Eu devo confessar que não gostei de "We are the world" quando foi lançada. Achei uma música enjoativa, longa demais, com propósito explícito de emocionar ouvintes casuais. Não me passou sinceridade. Esse é o risco das composições por encomenda ou tarefa: aos meus ouvidos, a criação de Lionel Richie e Michael Jackson, cantada por um supertime de artistas americanos no auge da popularidade, soou forçada, como uma peça publicitária. Não me surpreende que tenha sido sucesso, pelo contrário: é bem o tipo de gravação que cai imediatamente no gosto do povo, vendendo como água. Ainda mais da forma maciça com que foi promovida. Mas não me cativou. Preferi mil vezes a obra dos ingleses, "Do they know it's Christmas", também em auxílio à África, apesar da frase infeliz "nesta noite dê graças a Deus que são eles e não você". Fora esse detalhe, o grupo Band Aid disse o que tinha que dizer em menos de quatro minutos (enquanto os americanos ultrapassaram a marca de sete), passou uma emoção legítima e terminou com a frase pungente: "Será que eles sabem que é Natal?"

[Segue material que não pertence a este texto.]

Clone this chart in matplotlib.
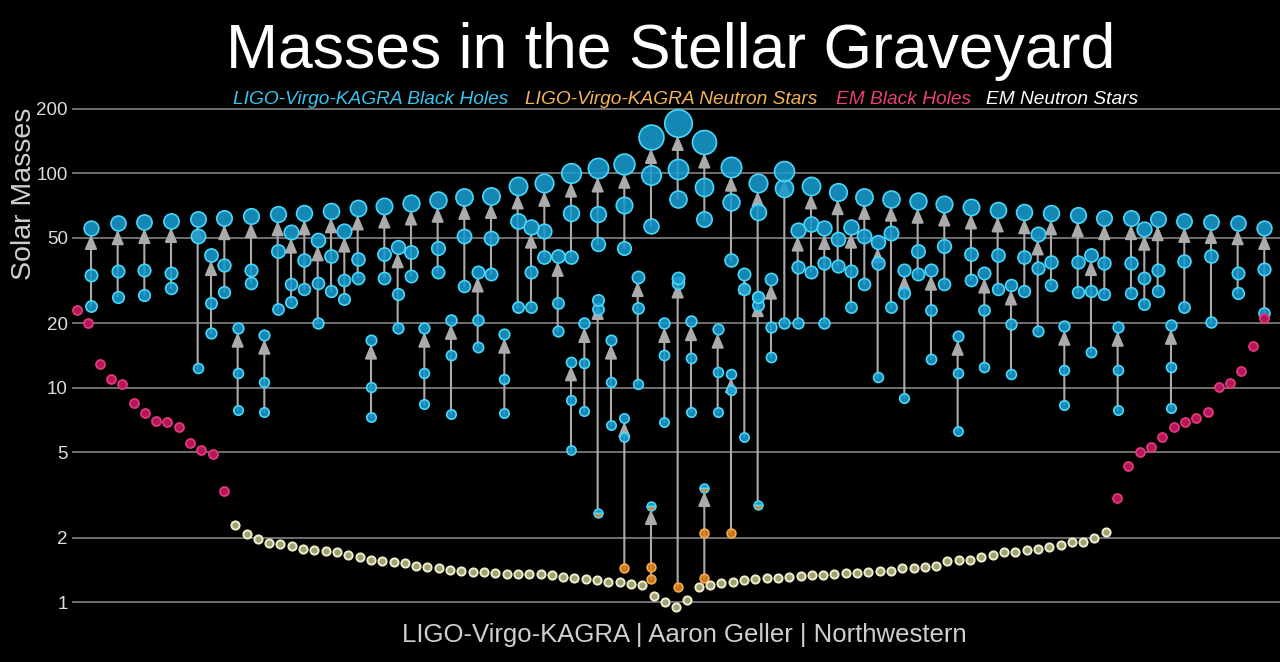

Justamente por não ter gostado, não me interessei em ver a fita VHS "We are the world: The Video Event", que foi lançada pouco depois. Então não sei dizer quais imagens da época mostradas no documentário atual são inéditas. Mas devo admitir que "A noite que mudou o pop" me agradou bastante. Alternando cenas de arquivo com novos depoimentos de participantes diversos, o documentário conta a história completa dos bastidores da gravação, que foi registrada em áudio e vídeo. A sessão foi marcada para a madrugada seguinte ao American Music Awards, nos estúdios da A&M, em Hollywood, reunindo 45 artistas da nata da música americana.

Hoje circula nas redes sociais um trecho que mostra Bob Dylan em meio aos demais, mas sem cantar, enquanto os outros seguem na interpretação. A explicação está no filme: o produtor Quincy Jones pediu que os que não conseguissem alcançar o tom de Michael Jackson ficassem em silêncio, pois ele queria todos exatamente na mesma oitava. Ao final, Dylan grava um vocal em separado, depois que Stevie Wonder, fazendo uma hilária imitação da voz do autor de "Blowing in the wind", lhe ensina como deverá interpretar. Também é divertido o momento em que Cindy Lauper tem que se livrar de colares e brincos que estão causando interferência em seu microfone. 

Depois de tantos anos ouvindo e reouvindo "We are the world" no rádio e na TV, me acostumei com a canção e me peguei cantando junto em diversos momentos do documentário. Conhecendo o esforço que foi necessário para reunir todos aqueles astros, fazer o arranjo de vozes e concluir tudo em uma única madrugada, é impossível não ver o projeto todo de forma mais benevolente. Continuo não me juntando ao coro de "ai que lindo!" dos que a-ma-ram o resultado. Mas pelo menos já consigo admirar a contribuição de cada um, incluindo o já citado produtor Quincy Jones e o engenheiro de som Humberto Gatica, que trabalhou até com Kleiton & Kledir. Recomendo "A noite que mudou o pop". Vejam.